His country has N cities and there are exactly N dragon balls in the world. At first, for the ith dragon ball, the sacred dragon will puts it in the ith city. Through long years, some cities' dragon ball(s) would be transported to other cities. To save physical strength WuKong plans to take Flying Nimbus Cloud, a magical flying cloud to gather dragon balls.
Every time WuKong will collect the information of one dragon ball, he will ask you the information of that ball. You must tell him which city the ball is located and how many dragon balls are there in that city, you also need to tell him how many times the ball has been transported so far.

Input

The first line of the input is a single positive integer T(0 < T <= 100).
For each case, the first line contains two integers: N and Q (2 < N <= 10000 , 2 < Q <= 10000).
Each of the following Q lines contains either a fact or a question as the follow format:
  T A B : All the dragon balls which are in the same city with A have been transported to the city the Bth ball in. You can assume that the two cities are different.
  Q A : WuKong want to know X (the id of the city Ath ball is in), Y (the count of balls in Xth city) and Z (the tranporting times of the Ath ball). (1 <= A, B <= N)

 

Output

For each test case, output the test case number formated as sample output.

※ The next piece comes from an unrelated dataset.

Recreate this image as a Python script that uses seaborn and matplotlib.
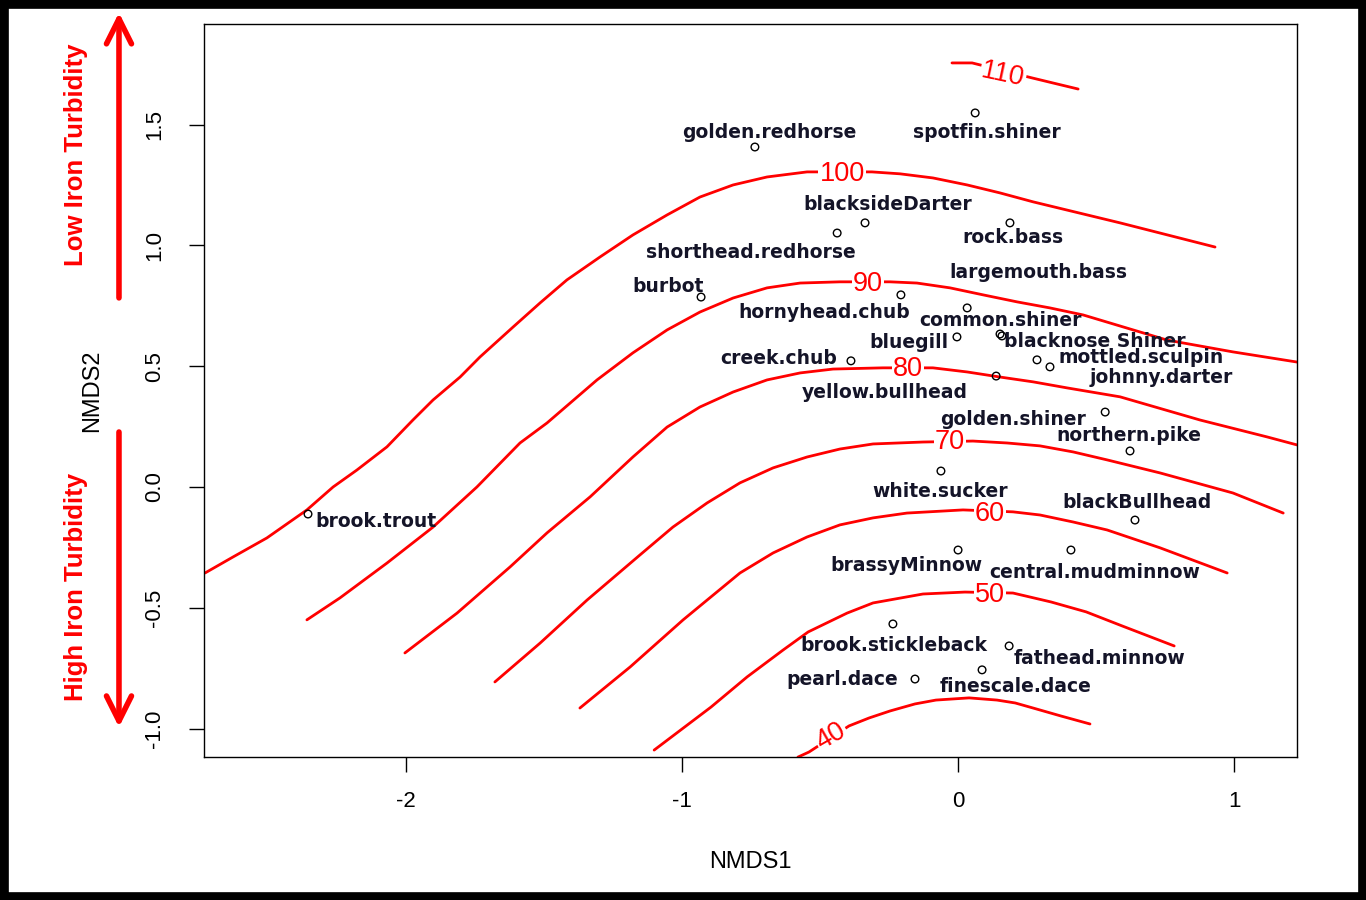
import matplotlib
matplotlib.use("Agg")
import matplotlib.pyplot as plt
from matplotlib.patches import Rectangle
import seaborn as sns

# species scores (NMDS1, NMDS2)
species = ["spotfin.shiner", "golden.redhorse", "blacksideDarter", "shorthead.redhorse",
           "rock.bass", "burbot", "hornyhead.chub", "largemouth.bass", "bluegill",
           "common.shiner", "blacknose Shiner", "mottled.sculpin", "johnny.darter",
           "creek.chub", "yellow.bullhead", "golden.shiner", "northern.pike",
           "white.sucker", "brook.trout", "blackBullhead", "brassyMinnow",
           "central.mudminnow", "brook.stickleback", "fathead.minnow",
           "finescale.dace", "pearl.dace"]
pt_x = [0.062, -0.736, -0.337, -0.438, 0.188, -0.931, -0.207, 0.033, -0.004,
        0.152, 0.159, 0.286, 0.333, -0.388, 0.138, 0.533, 0.623, -0.062,
        -2.355, 0.641, 0.000, 0.409, -0.236, 0.185, 0.087, -0.156]
pt_y = [1.548, 1.407, 1.093, 1.051, 1.093, 0.786, 0.795, 0.741, 0.621,
        0.633, 0.625, 0.526, 0.497, 0.522, 0.459, 0.310, 0.149, 0.066,
        -0.112, -0.137, -0.261, -0.261, -0.567, -0.658, -0.757, -0.795]
# where each name was printed
lab_x = [0.105, -0.685, -0.254, -0.750, 0.199, -1.051, -0.486, 0.290, -0.178,
         0.152, 0.496, 0.663, 0.736, -0.649, -0.264, 0.199, 0.620, -0.065,
         -2.109, 0.649, -0.188, 0.496, -0.232, 0.514, 0.210, -0.420]
lab_y = [1.465, 1.465, 1.171, 0.969, 1.031, 0.828, 0.724, 0.886, 0.596,
         0.691, 0.604, 0.534, 0.455, 0.530, 0.393, 0.281, 0.215, -0.017,
         -0.141, -0.066, -0.327, -0.356, -0.658, -0.712, -0.824, -0.795]

# fitted surface contours
c110_x = [-0.022, 0.051, 0.268, 0.344, 0.435]
c110_y = [1.755, 1.755, 1.693, 1.672, 1.647]
c100_x = [-2.728, -2.627, -2.504, -2.359, -2.264, -2.178, -2.069, -1.975, -1.902, -1.804,
          -1.732, -1.612, -1.514, -1.417, -1.297, -1.178, -1.054, -0.935, -0.815, -0.692,
          -0.547, -0.312, -0.210, -0.091, 0.033, 0.152, 0.272, 0.395, 0.587, 0.931]
c100_y = [-0.356, -0.290, -0.211, -0.095, 0.000, 0.070, 0.166, 0.277, 0.360, 0.455,
          0.538, 0.662, 0.762, 0.857, 0.952, 1.043, 1.126, 1.200, 1.250, 1.283,
          1.304, 1.304, 1.296, 1.279, 1.250, 1.217, 1.180, 1.146, 1.093, 0.993]
c90_x = [-2.359, -2.239, -2.069, -1.902, -1.743, -1.587, -1.489, -1.308, -1.178, -1.054,
         -0.935, -0.815, -0.692, -0.572, -0.428, -0.246, -0.149, -0.029, 0.091, 0.214,
         0.333, 0.453, 0.757, 0.996, 1.228]
c90_y = [-0.550, -0.459, -0.315, -0.166, 0.000, 0.182, 0.265, 0.443, 0.555, 0.650,
         0.724, 0.782, 0.824, 0.844, 0.849, 0.849, 0.844, 0.824, 0.795, 0.766,
         0.741, 0.712, 0.608, 0.559, 0.517]
c80_x = [-2.004, -1.815, -1.623, -1.489, -1.333, -1.178, -1.054, -0.935, -0.815, -0.692,
         -0.572, -0.453, -0.272, -0.091, 0.033, 0.152, 0.272, 0.395, 0.587, 0.877,
         1.120, 1.228]
c80_y = [-0.687, -0.522, -0.331, -0.190, -0.041, 0.124, 0.248, 0.331, 0.393, 0.443,
         0.472, 0.488, 0.493, 0.493, 0.476, 0.455, 0.435, 0.410, 0.373, 0.277,
         0.207, 0.174]
c70_x = [-1.678, -1.514, -1.344, -1.152, -1.033, -0.909, -0.790, -0.670, -0.547, -0.428,
         -0.308, -0.127, 0.054, 0.178, 0.297, 0.417, 0.540, 0.732, 0.996, 1.178]
c70_y = [-0.807, -0.646, -0.468, -0.281, -0.166, -0.066, 0.017, 0.079, 0.124, 0.157,
         0.178, 0.186, 0.190, 0.182, 0.170, 0.145, 0.112, 0.058, -0.025, -0.108]
c60_x = [-1.370, -1.188, -0.996, -0.909, -0.790, -0.670, -0.547, -0.428, -0.308, -0.185,
         0.018, 0.199, 0.297, 0.417, 0.540, 0.732, 0.975]
c60_y = [-0.915, -0.745, -0.550, -0.468, -0.356, -0.273, -0.207, -0.157, -0.128, -0.108,
         -0.095, -0.103, -0.116, -0.145, -0.178, -0.252, -0.356]
c50_x = [-1.101, -0.895, -0.764, -0.634, -0.543, -0.402, -0.308, -0.127, 0.025, 0.199,
         0.337, 0.464, 0.594, 0.783]
c50_y = [-1.089, -0.911, -0.786, -0.675, -0.600, -0.522, -0.480, -0.443, -0.435, -0.439,
         -0.476, -0.517, -0.575, -0.658]
c40_x = [-0.58, -0.54, -0.395, -0.322, -0.246, -0.156, -0.080, 0.040, 0.141, 0.207,
         0.272, 0.373, 0.478]
c40_y = [-1.118, -1.097, -0.989, -0.956, -0.927, -0.898, -0.882, -0.873, -0.882, -0.894,
         -0.915, -0.948, -0.981]

levels = [110, 100, 90, 80, 70, 60, 50, 40]
level_lab_x = [0.163, -0.420, -0.326, -0.181, -0.029, 0.116, 0.116, -0.460]
level_lab_y = [1.705, 1.296, 0.840, 0.488, 0.186, -0.112, -0.447, -1.031]
level_rot = [-12, 0, 0, 0, 0, 0, 0, 30]

xticks = [-2, -1, 0, 1]
yticks = [-1.0, -0.5, 0.0, 0.5, 1.0, 1.5]

sns.set_style("ticks")
plt.rcParams["font.family"] = ["Liberation Sans", "DejaVu Sans"]

fig = plt.figure(figsize=(13.66, 9), dpi=100)
ax = fig.add_axes([0.1493, 0.1589, 0.8002, 0.8144])

contours = [(c110_x, c110_y), (c100_x, c100_y), (c90_x, c90_y), (c80_x, c80_y),
            (c70_x, c70_y), (c60_x, c60_y), (c50_x, c50_y), (c40_x, c40_y)]
for cx, cy in contours:
    sns.lineplot(x=cx, y=cy, sort=False, estimator=None, color="red",
                 linewidth=2, solid_joinstyle="round", ax=ax, zorder=2)

for lev, lx, ly, rot in zip(levels, level_lab_x, level_lab_y, level_rot):
    ax.text(lx, ly, str(lev), color="red", fontsize=19.5, ha="center", va="center",
            rotation=rot, zorder=2.5,
            bbox=dict(facecolor="white", edgecolor="none", pad=1))

sns.scatterplot(x=pt_x, y=pt_y, marker="o", s=30, facecolor="none",
                edgecolor="black", linewidth=1, ax=ax, zorder=3)

for name, lx, ly in zip(species, lab_x, lab_y):
    ax.text(lx, ly, name, ha="center", va="center", fontsize=13.5,
            fontweight="bold", family=["DejaVu Sans"], color="#141428", zorder=4)

ax.set_xlim(-2.732, 1.228)
ax.set_ylim(-1.1176, 1.916)
ax.set_xticks(xticks)
ax.set_xticklabels([str(t) for t in xticks])
ax.set_yticks(yticks)
ax.set_yticklabels([f"{t:.1f}" for t in yticks], rotation=90, va="center")
ax.tick_params(axis="both", direction="out", length=10.8, width=1,
               labelsize=16, colors="black")
ax.tick_params(axis="x", pad=14)
ax.tick_params(axis="y", pad=17)
for sp in ax.spines.values():
    sp.set_visible(True)
    sp.set_color("black")
    sp.set_linewidth(1)
ax.set_xlabel("NMDS1", fontsize=17, labelpad=28, color="black")
ax.set_ylabel("NMDS2", fontsize=17, labelpad=30, color="black")

# gradient annotation on the left
arrow_style = dict(arrowstyle="->,head_length=0.9,head_width=0.45", color="red",
                   lw=4, mutation_scale=20, shrinkA=0, shrinkB=0)
ax.annotate("", xy=(0.0871, 0.986), xytext=(0.0871, 0.669),
            xycoords="figure fraction", textcoords="figure fraction",
            arrowprops=arrow_style)
ax.annotate("", xy=(0.0871, 0.192), xytext=(0.0871, 0.52),
            xycoords="figure fraction", textcoords="figure fraction",
            arrowprops=arrow_style)
fig.text(0.0556, 0.828, "Low Iron Turbidity", rotation=90, color="red",
         fontsize=18.5, fontweight="bold", ha="center", va="center")
fig.text(0.0556, 0.348, "High Iron Turbidity", rotation=90, color="red",
         fontsize=18.5, fontweight="bold", ha="center", va="center")

fig.patches.append(Rectangle((0, 0), 1, 1, transform=fig.transFigure, fill=False,
                             edgecolor="black", linewidth=12))

fig.savefig("out.png", dpi=100)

Then for each query, output a line with three integers X Y Z saparated by a blank space.

 

Sample Input

2

3 3

T 1 2

T 3 2

Q 2

3 4

T 1 2

Q 1

T 1 3

Q 1

 

Sample Output

Case 1:

2 3 0

Case 2:

2 2 1

3 3 2

 

题意：第i个城市有i号龙珠，T x y代表移动 x->y       

　　　　Q a询问 　　

　　输出 a所在的城市，a所在城市的龙珠数量，a的移动次数

 

 

每次合并的时候 都当做是第一次移动   即 cnt[x]=1；

cnt记录移动次数，其值为 父亲节点的移动次数+ 自己的移动次数；

递归的时候每次都要加上其父亲节点的移动次数

 

最后输出的时候需要再一次find 压缩路径   跟cnt数组才是正确答案；

#include <bits/stdc++.h>
using namespace std;
const int  maxn=1e4+5;
int pre[maxn]; //父节点 
//int height[maxn]; //树的高度 
int sum[maxn]; //球的数量 
int cnt[maxn]; //次数； 
void init(){
	for(int i=1;i<=maxn;i++){
		pre[i]=i;
		//height[i]=0; //树的高度
		sum[i]=1;
		cnt[i]=0; 
	}
}
int find(int x)   //合并路径 找根  带权 
{  
    if(pre[x]==x)  
        return pre[x];  
    else  
    {  
    	int temp=pre[x];
        int root = find(pre[x]);  
        cnt[x] += cnt[temp];
        return pre[x] = root;  
    }  
}  
//int find_set(int x){
//	if(pre[x]==x) return x;
//	else {
//		while(pre[x]!=x) {   //非递归实现 
//			x=pre[x];
//		}
//		return pre[x];
//	}
//}

int union_set2(int x, int y){
	x=find(x);
	y=find(y);
	if(x!=y){
		pre[x]=y;
		sum[y]+=sum[x];
		cnt[x]=1;
		sum[x]=0;
	}
}
int main(){
	int t;
	scanf("%d",&t);
	for(int l=1;l<=t;l++){
		int n,q;
		scanf("%d%d",&n,&q);
		init();  
		printf("Case %d:\n",l);      
		for(int i=0;i<q;i++){
			char c[5];
			scanf("%s",&c);
			if(c[0]=='T') {
				int x,y;
				scanf("%d%d",&x,&y);
				union_set2(x,y);
			}else if(c[0]=='Q'){
				int a;
				scanf("%d",&a);
				int root=find(a); 
				
				printf("%d %d %d\n",pre[a], sum[root],cnt[a]);
			}
		} 
	}
	return 0;
}